On Friday night I attended the San Francisco Beer Week Opening Gala for the first time, courtesy of the Bay Area Craft Brewers Guild, and the first descriptor that comes to mind is “Wow!”
With nearly 130 breweries represented, and almost 400 beers on offer, the Gala is an amazing experience. As very brewery brings their best beers, many of them brewed specially for Beer Week, the event is truly a showcase not only of the breadth of the Bay Area’s craft brewing community, but of the quality and skills that make it a leading force in craft brewing nationally.

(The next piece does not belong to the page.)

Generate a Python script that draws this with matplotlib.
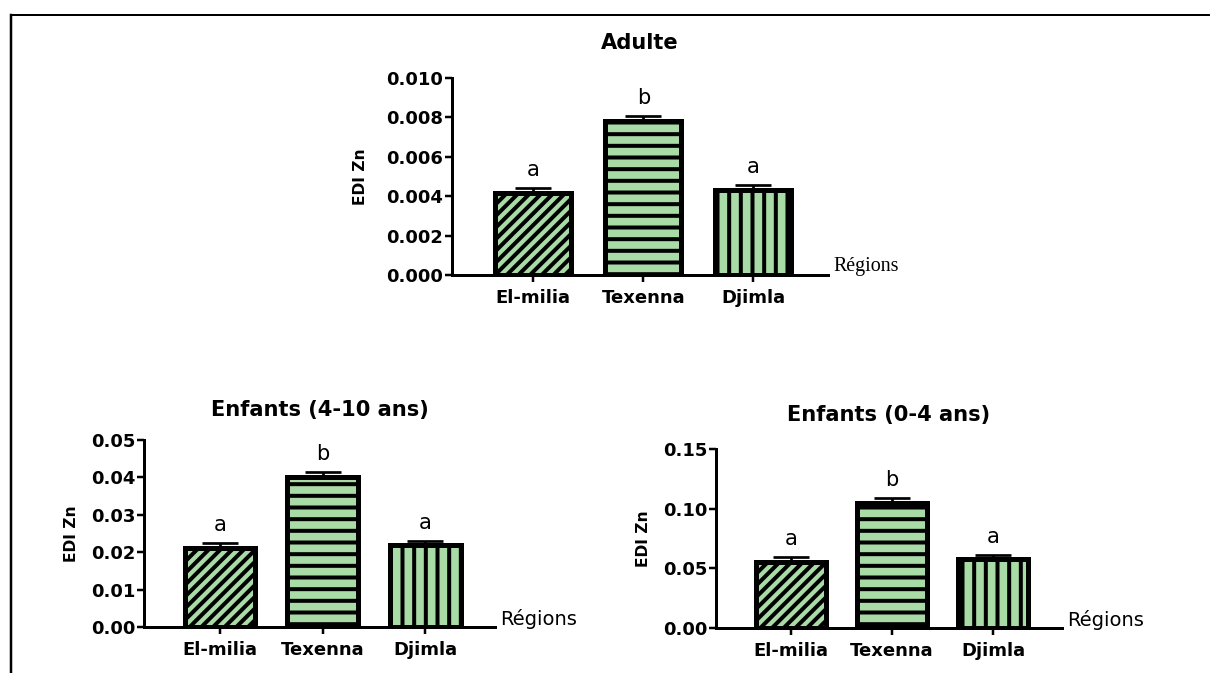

I was, of course, happy to find my friends Luis Castro, owner and brewer at Del Cielo Brewing Company, and Matt Sager, head brewer at Danville Brewing Company, pouring their beers side by side. Another friend, Craig Danielson, head brewer at Shadow Puppet Brewing Company, was also nearby.
Luis was pouring one of the IPAs that he makes so well, along with Guava Dreams, a kettle sour, and Coffee State, a coffee-infused blonde stout.
Matt was pouring three beers that I really like a lot: his GABF medal-winning Chux double IPA, Tres Diablos, a triple IPA brewed specifically for Beer Week, and his amazing Oatmeal Raisin Cookie. I swear that that one tastes just like the oatmeal raisin cookies my mom used to make!
Craig, for his part, shared Livermorium, a really nice collaboration IPA produced at Shadow Puppet by brewers from all the breweries in Livermore.
Although all the big-name players in Northern California craft brewing were, of course, represented, and I did sample some very tasty beers from them, after a while I opted for hitting the booths of smaller breweries and ones I was unfamiliar with.
That strategy led to some pleasant highlights.
One such was finding Blue Oak Brewing Co., from San Carlos, present and serving their excellent Cordilleras Kriek.
A nice discovery was Ocean View Brew Works in Albany. They’re a fairly new brewery, and were having a great time at the Gala. They poured me a very tasty brut IPA, Mosaic Fizz. The brewery’s first anniversary will be celebrated with an event on Feb. 10th.
Another pleasant discovery was Woodfour Brewing Company, from Sebastopol. Woodfour was pouring bottles of their Sour Farmhouse Ale. John Roberts, the brewery’s Bay Area sales manager, explained that the beer is produced via spontaneous fermentation in oak barrels that are not isolated from the external environment, and then blended in what he described as a “reverse solera” method. He also pointed out that they are producing other beers in open-topped wood foeders, and are the only brewery in the region that practices spontaneous open fermentation year-round.
All in all, having attended, it amply clear why the Gala is one of the most anticipated beer events in the local beer calendar and why people come in from all over the country to attend it and SF Beer Week.